If this had happened in India, I suspect the drama would have unfolded quite differently. We are accustomed to thinking of ourselves as free, but it takes a Behzti to uncover the invisible censors who run our lives.
 
Cinema in India has always been trammelled: every filmmaker has his own tale to tell of battling the censors. In Maximum City, Suketu Mehta wrote of his brush with the film world.
 
He spoke of the nervousness that gripped directors and script writers, their automatic understanding that certain barriers must not be crossed, that Indian crowds could be volatile, that you would compromise a great deal in order to avoid having your film censored, banned, or picketed in a cinema hall.
 
When there's been a battle between the right to free speech and the fear of "mob violence", the latter often orchestrated by political parties, the mob has usually won.
 
Filmmakers like Anand Patwardhan are censored as a matter of routine""Patwardhan's documentaries, which tend to be both hardhitting and honest, have always faced legal battles.
 
We take those hurdles for granted, just as we assume that the only natural response of any government to hooligans who trash cinema halls will be to shut down the hall, not the hoodlums.
 
Theatre provokes strong responses, too.
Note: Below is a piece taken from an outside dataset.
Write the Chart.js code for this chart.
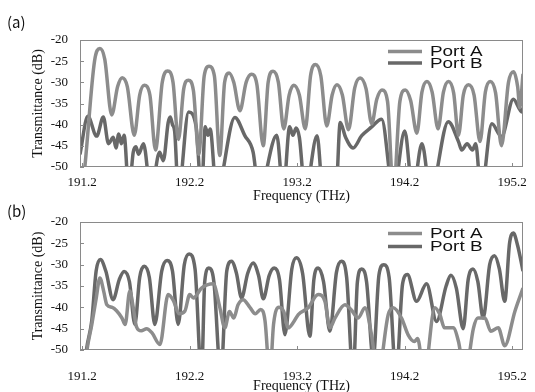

The assumption again is that it's the troupe and the playwright who will "adjust", by pulling the play, or moving it to a different venue. We speak of responsibility, meaning that it is the writer who must be more responsible.
 
We talk of offending the cultural sensibilities of India, forgetting that those who don't want their precious sensitivities offended by a play are free not to buy tickets to the performance.
 
With books written in English, the response is more complex. Many books in English have escaped the censor and the bonfire merely because the pool of readers is relatively small compared to the pool of, say, Hindi film enthusiasts.
 
The few books that are seen as threatening are shut down without much debate or protest. With Rushdie's Satanic Verses, India was among the first countries in the world to ban his book.
 
When Taslima Nasreen's autobiography drew protests from Bangladeshi authors, the state of West Bengal banned Ka instantly. When James Laine's scholarly book on Shivaji enraged the Hindutva rightwing brigade so much that they ransacked a library in Pune in their righteous wrath, the book was yanked from bookstores by the publishers.
 
In all three cases, I heard a great many arguments against the books themselves. Satanic Verses was deliberately offensive to Muslims; Nasreen shouldn't have written so openly about her sexual exploits; Laine had made grievous errors or misunderstood certain aspects of Shivaji's life.
 
And in all three cases, what I had to say was simple: you're missing the point. Behzti, for instance, isn't a particularly good play in terms of literary quality, and it deals with stereotypes. I wouldn't go to see it, but that doesn't mean other people shouldn't be free to see it if they wanted to.
 
If a book contains errors, it's the author's responsibility to clean them up and you have a right to protest (peacefully, please) if he or she doesn't.
 
But if you disagree with a book, or are shocked by it, or offended, or deeply bored, you have several options open to you: don't buy it, argue about it, tell your friends not to buy it, write about it. By the nature of the object, a book cannot impose its opinions on you; all you have to do is close it to be no longer offended.
 
What do people who ask for a ban, be they Holocaust survivors deploring a favourable biography of Hitler or Sikhs upset by a playwright who has cast aspersions on their place of prayer, really want?
 
It's not as simple as asking for the offending object to be removed from their sight, because they could do that by not reading the book, refusing to see the play. Asking for a ban is asking for silence, is demanding that other people's opinions be muffled, is demonstrating a tremendous fear of ideas that threaten your own certainties.
 
This happens rarely in England, so rarely that Behzti has provoked furious reactions from writers; in India, we are used to bans, to censors in our heads, to not hurting the sentiments of this one and that one. The only thing we're not used to is protecting writers, and free speech, and that is the real dishonour.